Ficha técnica Fiat 147 1.3 Álcool

CARROCERIA E CHASSI
Carroceria de chapa de aço estampado, tipo hatch, três portas e cinco lugares, estrutura monobloco diferenciada.

MOTOR
Dianteiro transversal, quatro cilindros verticais em linha, bloco em ferro fundido, árvore de comando de válvulas no cabeçote acionada por correia dentada, alimentação por carburador monocorpo de fluxo descendente, refrigeração a água com ventilador elétrico. Diâmetro e curso dos pistões: 71,5 x 76 mm; cilindrada total: 1.297,5 cm3; taxa de compressão: 11,2:1; potência: 70 CV/51,5 kW (SAE) a 5.600 rpm; torque: 11,5 mkgf/111,6 Nm (SAE) a 3.000 rpm; etanol.

TRANSMISSÃO
Tração dianteira, embreagem monodisco a seco de acionamento mecânico, caixa de câmbio mecânica de quatro marchas sincronizadas à frente e uma à ré, com alavanca de mudanças no assoalho. Relações de câmbio: 1ª) 4,091; 2ª) 2,235; 3ª) 1,454; 4ª) 0,959; ré) 3,714; relação do diferencial: 4,077.

SUSPENSÕES
Dianteira – Independente, com braços oscilantes e montantes fixados a amortecedores telescópicos hidráulicos, molas helicoidais e barra estabilizadora. Traseira – Independente, com braços oscilantes inferiores e amortecedores telescópicos hidráulicos, feixe de molas transversal tipo semielíptico de três lâminas, que funciona também como estabilizador.

FREIOS
Freio de serviço de acionamento hidráulico, circuitos independentes, discos na frente e tambores autocentrantes atrás, com regulador de frenagem agindo sobre o circuito traseiro conforme a carga do veículo.

DIREÇÃO
Mecânica, de pinhão e cremalheria, com 3,4 voltas de batente a batente; diâmetro de giro mínimo de 9,1 metros.

RODAS E PNEUS
Rodas de aço estampado, com aro de 13 polegadas e tala de 4 polegadas.
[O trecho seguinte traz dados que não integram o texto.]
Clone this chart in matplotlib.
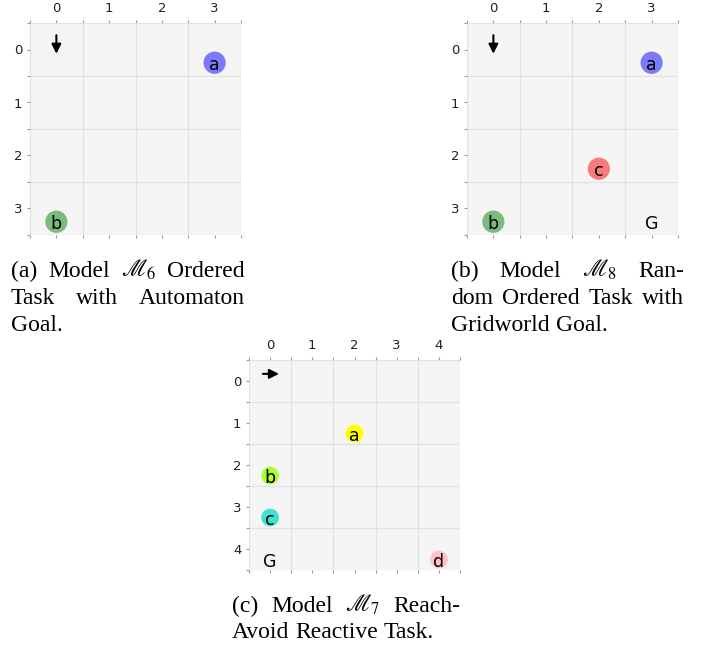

Pneus radiais 145-80SR-13.

SISTEMA ELÉTRICO
Bateria de 12V e 36 Amp/h; alternador de 35 Amp.

DIMENSÕES
Distância entre-eixos: 2.225 mm; bitola dianteira: 1.270 mm; bitola traseira: 1.289 mm; comprimento: 3.627 mm; largura: 1.545 mm; altura: 1.350 mm; distância máxima do solo: 140 mm.

CAPACIDADES
Tanque de combustível: 38 litros; porta-malas: 365 litros.

PESOS
Peso líquido em ordem de marcha: 790 quilos.